Supplied data:
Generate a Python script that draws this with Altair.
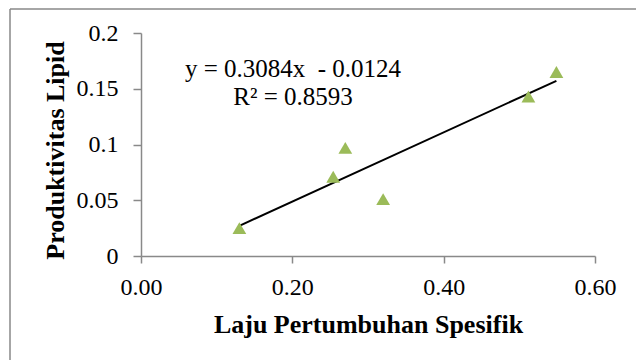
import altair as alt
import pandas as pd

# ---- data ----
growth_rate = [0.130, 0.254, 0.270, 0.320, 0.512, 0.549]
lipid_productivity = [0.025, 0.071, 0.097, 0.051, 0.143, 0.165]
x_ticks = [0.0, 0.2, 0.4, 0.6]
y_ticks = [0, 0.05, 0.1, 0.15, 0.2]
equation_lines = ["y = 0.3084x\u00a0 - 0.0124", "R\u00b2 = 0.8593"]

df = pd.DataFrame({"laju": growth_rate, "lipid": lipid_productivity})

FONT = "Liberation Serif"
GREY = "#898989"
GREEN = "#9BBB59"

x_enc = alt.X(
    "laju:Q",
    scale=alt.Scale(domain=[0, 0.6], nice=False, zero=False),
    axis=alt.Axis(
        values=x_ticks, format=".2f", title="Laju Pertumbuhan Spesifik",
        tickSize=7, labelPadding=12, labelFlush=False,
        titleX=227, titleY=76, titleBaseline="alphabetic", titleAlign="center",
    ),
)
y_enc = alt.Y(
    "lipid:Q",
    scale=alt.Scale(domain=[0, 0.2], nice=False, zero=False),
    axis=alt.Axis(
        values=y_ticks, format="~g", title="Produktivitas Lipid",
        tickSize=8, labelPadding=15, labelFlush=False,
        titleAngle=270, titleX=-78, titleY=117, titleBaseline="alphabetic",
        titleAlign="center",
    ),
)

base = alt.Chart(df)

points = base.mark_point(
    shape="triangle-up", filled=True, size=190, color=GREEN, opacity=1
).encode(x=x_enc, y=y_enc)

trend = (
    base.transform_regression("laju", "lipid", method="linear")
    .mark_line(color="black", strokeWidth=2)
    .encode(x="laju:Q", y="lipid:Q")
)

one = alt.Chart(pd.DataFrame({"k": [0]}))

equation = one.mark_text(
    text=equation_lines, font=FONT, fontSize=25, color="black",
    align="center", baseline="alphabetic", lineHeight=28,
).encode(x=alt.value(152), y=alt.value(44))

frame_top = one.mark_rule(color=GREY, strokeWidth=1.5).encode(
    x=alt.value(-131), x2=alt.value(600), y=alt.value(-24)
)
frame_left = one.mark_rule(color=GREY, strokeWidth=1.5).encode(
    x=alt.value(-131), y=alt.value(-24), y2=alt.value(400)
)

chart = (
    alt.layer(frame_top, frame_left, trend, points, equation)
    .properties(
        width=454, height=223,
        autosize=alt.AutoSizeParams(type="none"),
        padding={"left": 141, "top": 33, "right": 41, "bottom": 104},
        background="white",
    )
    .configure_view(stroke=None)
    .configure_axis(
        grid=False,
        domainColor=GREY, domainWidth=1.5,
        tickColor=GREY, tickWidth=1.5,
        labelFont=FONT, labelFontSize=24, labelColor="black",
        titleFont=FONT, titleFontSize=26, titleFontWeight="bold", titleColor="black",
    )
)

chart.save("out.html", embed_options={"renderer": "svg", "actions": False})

The request: Set down the complete material exactly, but do not include the images.

Solution for this problem:
Generate a Python script that draws this with Altair.
import altair as alt
import pandas as pd

# ---- data ----
growth_rate = [0.130, 0.254, 0.270, 0.320, 0.512, 0.549]
lipid_productivity = [0.025, 0.071, 0.097, 0.051, 0.143, 0.165]
x_ticks = [0.0, 0.2, 0.4, 0.6]
y_ticks = [0, 0.05, 0.1, 0.15, 0.2]
equation_lines = ["y = 0.3084x\u00a0 - 0.0124", "R\u00b2 = 0.8593"]

df = pd.DataFrame({"laju": growth_rate, "lipid": lipid_productivity})

FONT = "Liberation Serif"
GREY = "#898989"
GREEN = "#9BBB59"

x_enc = alt.X(
    "laju:Q",
    scale=alt.Scale(domain=[0, 0.6], nice=False, zero=False),
    axis=alt.Axis(
        values=x_ticks, format=".2f", title="Laju Pertumbuhan Spesifik",
        tickSize=7, labelPadding=12, labelFlush=False,
        titleX=227, titleY=76, titleBaseline="alphabetic", titleAlign="center",
    ),
)
y_enc = alt.Y(
    "lipid:Q",
    scale=alt.Scale(domain=[0, 0.2], nice=False, zero=False),
    axis=alt.Axis(
        values=y_ticks, format="~g", title="Produktivitas Lipid",
        tickSize=8, labelPadding=15, labelFlush=False,
        titleAngle=270, titleX=-78, titleY=117, titleBaseline="alphabetic",
        titleAlign="center",
    ),
)

base = alt.Chart(df)

points = base.mark_point(
    shape="triangle-up", filled=True, size=190, color=GREEN, opacity=1
).encode(x=x_enc, y=y_enc)

trend = (
    base.transform_regression("laju", "lipid", method="linear")
    .mark_line(color="black", strokeWidth=2)
    .encode(x="laju:Q", y="lipid:Q")
)

one = alt.Chart(pd.DataFrame({"k": [0]}))

equation = one.mark_text(
    text=equation_lines, font=FONT, fontSize=25, color="black",
    align="center", baseline="alphabetic", lineHeight=28,
).encode(x=alt.value(152), y=alt.value(44))

frame_top = one.mark_rule(color=GREY, strokeWidth=1.5).encode(
    x=alt.value(-131), x2=alt.value(600), y=alt.value(-24)
)
frame_left = one.mark_rule(color=GREY, strokeWidth=1.5).encode(
    x=alt.value(-131), y=alt.value(-24), y2=alt.value(400)
)

chart = (
    alt.layer(frame_top, frame_left, trend, points, equation)
    .properties(
        width=454, height=223,
        autosize=alt.AutoSizeParams(type="none"),
        padding={"left": 141, "top": 33, "right": 41, "bottom": 104},
        background="white",
    )
    .configure_view(stroke=None)
    .configure_axis(
        grid=False,
        domainColor=GREY, domainWidth=1.5,
        tickColor=GREY, tickWidth=1.5,
        labelFont=FONT, labelFontSize=24, labelColor="black",
        titleFont=FONT, titleFontSize=26, titleFontWeight="bold", titleColor="black",
    )
)

chart.save("out.html", embed_options={"renderer": "svg", "actions": False})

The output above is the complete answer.